Hélène Parat à la suite de N. Zaltzman pose la question de savoir si l’inceste est une notion psychanalytique. Le texte d’H. Parat va mettre en parallèle les points de vue de plusieurs anthropologues, Lévi-Strauss, F. Héritier et M. Godelier, sur la question de l’inceste et les mettre en discussion avec la théorie psychanalytique sur le sujet. L’entrelacs des champs et leur complexité entraîne un débat ancien entre le socius et l’individu, finit-elle par conclure après une intéressante réévaluation de ce qui différencie le point de vue de l’anthropologue et celui du psychanalyste, qui passe inévitablement par la théorie sexuelle infantile et l’universalité du complexe d’Oedipe.

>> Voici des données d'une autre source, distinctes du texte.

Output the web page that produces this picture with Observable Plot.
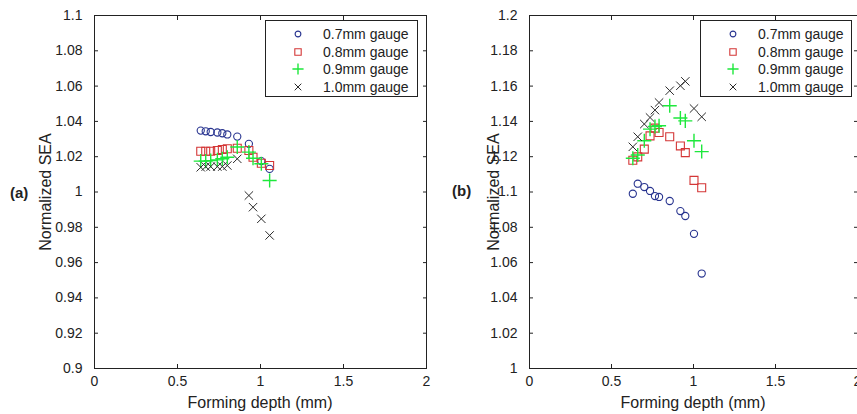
<!DOCTYPE html>
<html>
<head>
<meta charset="utf-8">
<script src="https://cdn.jsdelivr.net/npm/d3@7"></script>
<script src="https://cdn.jsdelivr.net/npm/@observablehq/plot@0.6"></script>
<style>
  html, body { margin: 0; padding: 0; background: #fff; }
  #wrap { position: relative; width: 857px; height: 414px; overflow: hidden; background: #fff;
          font-family: "Liberation Sans", Arial, sans-serif; color: #222; }
  .panel { position: absolute; top: 0; }
  .ylab { position: absolute; white-space: nowrap; font-size: 16px; transform: translate(-50%, -50%) rotate(-90deg); }
  .xlab { position: absolute; white-space: nowrap; font-size: 16px; transform: translate(-50%, -50%); }
  .tag { position: absolute; font-weight: bold; font-size: 15px; transform: translate(0, -50%); }
  .legend { position: absolute; border: 1px solid #222; background: #fff; box-sizing: border-box; }
  .legend .row { position: absolute; left: 0; height: 18px; font-size: 14px; line-height: 18px; }
  .legend svg { position: absolute; top: 2px; }
  .legend span { position: absolute; top: 0; }
</style>
</head>
<body>
<div id="wrap"></div>
<script>
// ---------- data ----------
const gauges = ["0.7mm gauge", "0.8mm gauge", "0.9mm gauge", "1.0mm gauge"];

// Panel (a): forming depth (mm)
const depthA = [0.64, 0.67, 0.70, 0.74, 0.77, 0.80, 0.86, 0.93, 0.955, 1.005, 1.055];
const seaA07 = [1.0348, 1.0344, 1.0340, 1.0337, 1.0333, 1.0326, 1.0314, 1.0273, null, 1.0175, 1.0131];
const seaA08 = [1.0231, 1.0231, 1.0231, 1.0235, 1.0241, 1.0245, 1.0248, 1.0235, 1.0197, 1.0163, 1.0150];
const seaA09 = [1.0175, 1.0175, 1.0178, 1.0182, 1.0188, 1.0197, 1.0255, 1.0226, 1.0191, 1.0160, 1.0065];
const seaA10 = [1.0140, 1.0144, 1.0144, 1.0144, 1.0144, 1.0150, 1.0188, 0.9980, 0.9914, 0.9848, 0.9754];

// Panel (b)
const depthB = [0.63, 0.66, 0.70, 0.735, 0.765, 0.79, 0.855, 0.92, 0.95, 1.003, 1.05];
const seaB07 = [1.0990, 1.1047, 1.1028, 1.1006, 1.0977, 1.0972, 1.0949, 1.0892, 1.0864, 1.0763, 1.0538];
const seaB08 = [1.1180, 1.1199, 1.1243, 1.1318, 1.1362, 1.1337, 1.1313, 1.1261, 1.1223, 1.1066, 1.1024];
const seaB09 = [1.1191, 1.1210, 1.1290, 1.1356, 1.1371, 1.1375, 1.1489, 1.1419, 1.1403, 1.1290, 1.1229];
const seaB10 = [1.1256, 1.1313, 1.1385, 1.1422, 1.1464, 1.1507, 1.1574, 1.1602, 1.1627, 1.1473, 1.1426];

// ticks
const xTicks = [0, 0.5, 1, 1.5, 2];
const xTickLabels = ["0", "0.5", "1", "1.5", "2"];
const yTicksA = [0.9, 0.92, 0.94, 0.96, 0.98, 1, 1.02, 1.04, 1.06, 1.08, 1.1];
const yTickLabelsA = ["0.9", "0.92", "0.94", "0.96", "0.98", "1", "1.02", "1.04", "1.06", "1.08", "1.1"];
const yTicksB = [1, 1.02, 1.04, 1.06, 1.08, 1.1, 1.12, 1.14, 1.16, 1.18, 1.2];
const yTickLabelsB = ["1", "1.02", "1.04", "1.06", "1.08", "1.1", "1.12", "1.14", "1.16", "1.18", "1.2"];

// ---------- styles ----------
const ink = "#222";
const styles = [
  {symbol: "circle", stroke: "#27338f", r: 3.6, strokeWidth: 1.1},
  {symbol: "square", stroke: "#d43636", r: 4.5, strokeWidth: 1.1},
  {symbol: "plus",   stroke: "#1ee83c", r: 4.6, strokeWidth: 1.4},
  {symbol: "times",  stroke: "#2a2a2a", r: 3.9, strokeWidth: 1.0}
];

function rows(depth, series) {
  const out = [];
  series.forEach((vals, g) => vals.forEach((v, i) => {
    if (v != null) out.push({depth: depth[i], sea: v, gauge: gauges[g]});
  }));
  return out;
}

function panel(depth, series, yTicks, yLabels, marginRight) {
  const data = rows(depth, series);
  return Plot.plot({
    width: 440, height: 414,
    marginLeft: 94, marginRight, marginTop: 15, marginBottom: 46,
    x: {domain: [0, 2]},
    y: {domain: [yTicks[0], yTicks[yTicks.length - 1]]},
    style: {fontFamily: '"Liberation Sans", Arial, sans-serif', fontSize: "14px", color: ink, background: "transparent", overflow: "visible"},
    marks: [
      Plot.axisX(xTicks, {anchor: "bottom", tickSize: -4, tickPadding: 12, stroke: ink,
        tickFormat: d => xTickLabels[xTicks.indexOf(d)], label: null}),
      Plot.axisX(xTicks, {anchor: "top", tickSize: -4, stroke: ink, tickFormat: () => "", label: null}),
      Plot.axisY(yTicks, {anchor: "left", tickSize: -4, tickPadding: 16, stroke: ink,
        tickFormat: d => yLabels[yTicks.indexOf(d)], label: null}),
      Plot.axisY(yTicks, {anchor: "right", tickSize: -4, stroke: ink, tickFormat: () => "", label: null}),
      ...gauges.map((g, k) => Plot.dot(data.filter(d => d.gauge === g), {
        x: "depth", y: "sea", symbol: styles[k].symbol, r: styles[k].r,
        stroke: styles[k].stroke, strokeWidth: styles[k].strokeWidth, fill: "none"
      })),
      Plot.frame({stroke: ink})
    ]
  });
}

function legendBox(left, top, width) {
  const box = document.createElement("div");
  box.className = "legend";
  Object.assign(box.style, {left: left + "px", top: top + "px", width: width + "px", height: "77px"});
  gauges.forEach((g, k) => {
    const row = document.createElement("div");
    row.className = "row";
    row.style.top = (4 + k * 17.7) + "px";
    row.style.width = width + "px";
    const s = styles[k];
    const sym = {circle: d3.symbolCircle, square: d3.symbolSquare, plus: d3.symbolPlus, times: d3.symbolTimes}[s.symbol];
    const rr = s.r * 0.8;
    const svg = d3.create("svg").attr("width", 14).attr("height", 14).style("left", "25px");
    svg.append("path").attr("transform", "translate(7,7)")
      .attr("d", d3.symbol(sym, Math.PI * rr * rr)())
      .attr("fill", "none").attr("stroke", s.stroke).attr("stroke-width", s.strokeWidth);
    row.appendChild(svg.node());
    const t = document.createElement("span");
    t.style.left = "57px";
    t.textContent = g;
    row.appendChild(t);
    box.appendChild(row);
  });
  return box;
}

function addText(cls, text, x, y) {
  const el = document.createElement("div");
  el.className = cls;
  el.textContent = text;
  el.style.left = x + "px";
  el.style.top = y + "px";
  wrap.appendChild(el);
}

const wrap = document.getElementById("wrap");

const pa = panel(depthA, [seaA07, seaA08, seaA09, seaA10], yTicksA, yTickLabelsA, 14);
pa.classList.add("panel"); pa.style.left = "0px";
wrap.appendChild(pa);

const pb = panel(depthB, [seaB07, seaB08, seaB09, seaB10], yTicksB, yTickLabelsB, 18);
pb.classList.add("panel"); pb.style.left = "435px";
wrap.appendChild(pb);

wrap.appendChild(legendBox(265, 20, 153));
wrap.appendChild(legendBox(700, 20, 152));

addText("ylab", "Normalized SEA", 46, 192);
addText("ylab", "Normalized SEA", 494, 192);
addText("xlab", "Forming depth (mm)", 260, 403);
addText("xlab", "Forming depth (mm)", 693, 403);
addText("tag", "(a)", 10, 192);
addText("tag", "(b)", 452, 190);
</script>
</body>
</html>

Juan Eduardo Tesone s’attache à trouver le lien entre une problématique narcissique et la transgression de l’interdit de l’inceste, dans l’inceste père-fille. A partir d’une expérience clinique, il retrace le vécu traumatique de l’enfant incesté et analyse sa perte d’identité par rapport au père qui, lui-même, par ce geste, enlève son individualité à l’enfant. Il met en travail la question du double dans l’inceste, qu’il situe du côté de Narcisse plus que du côté de l’Œdipe.
« On pourrait presque dire que la femme dans son entier est taboue… » Cette phrase résume à elle seule l’ensemble de l’article très vivant de J Schaeffer. Elle s’applique en effet à montrer à travers l’Histoire, la Mythologie et les Religions, ce qui chez la femme a été ou est encore considéré comme tabou. Elle parcourt ainsi tout ce qui fait la spécificité de la femme dans les détails et montre l’ambivalence qui fait passer un même tabou de l’impur ou sacré.
Les responsables de ce numéro ont ensuite repris l’important article de D. Anzieu : « Le double interdit du toucher ».
Jacques André revisite la question du toucher dans la cure. Toucher du corps, toucher des mots, il rappelle l’origine de l’interdit du toucher chez S. Freud à partir de son expérience avec les obsessionnels et leur manière de sexualiser la pensée. Il rappelle que « Totem et Tabou » impose la question du toucher au cœur de la théorie et la pratique analytique. Il conclut par cette jolie formule : « A fleur de peau, à fleur de mots ».